I’m going to try something called Monument Monday, as a weekly tribute to the Pitchers I knew during my baseball career.
One of the greatest things about being a young ballplayer is that sometimes you get to actually play on a team with some of the guys you followed as a kid. Pedro Ramos was a good pitcher and would have done better if he had played for a better team. But the Washington Senators of the mid-to-late 1950’s finished last in the American League for four of the six years he played there, so his stats don’t really do the man justice. He was in Cleveland for two years (another bottom half AL club) and came to the Yankees during the 1964 Pennant race. Always a starter, the Yankees used him in relief; I hesitate to call him a closer, because pitchers threw more complete games than they do today. During my rookie year, 1966, Pedro pitched in 52 games – pretty amazing for one guy to pitch almost 1/3 of the games — had a 3.61 ERA and struck out 58 batters in 89 innings.

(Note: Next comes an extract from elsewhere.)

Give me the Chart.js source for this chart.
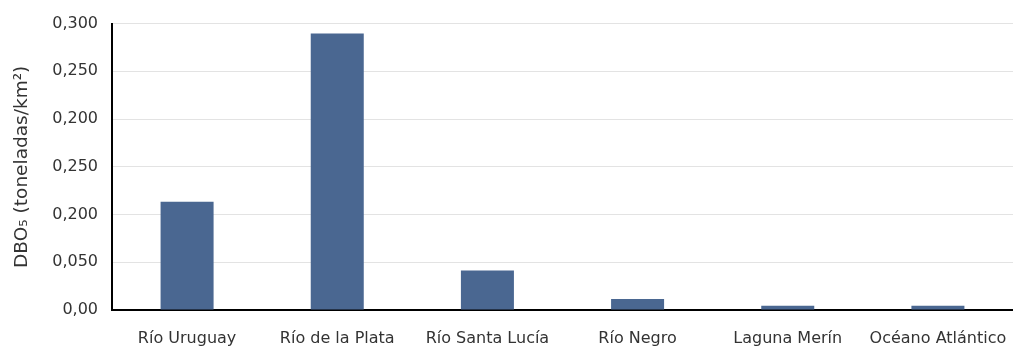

I think the first time he relieved me on the mound was on May 22, 1966, the second game of a double header against his old team the Minnesota Twins, at Yankee Stadium. I wasn’t pitching badly – I had only given up two hits before Tony Oliva tripled to lead off the 4th and Bob Allison hit a sacrifice fly to Mickey Mantle in CF, and we were losing 1-0. Elston Howard doubled to left to lead off the 8th and Hector Lopez pinch hit for me. Ralph Houk put Horace Clarke in to run for Ellie, and Hoss was able to get to second after Hector hit a deep shot to center. Hoss scored on Roy White’s single, tying the game. White advanced to second on Bobby Richardson’s hit, and scored on Joe Pepitone’s double to left.
Pedro came in to pitch the 9th, got Rich Rollins to ground out, and struck out Sandy Valdespino and Russ Nixon. That was my third career win, a 2-1 victory over the Twins, and I’ll always be grateful for Pedro for that and for his friendship.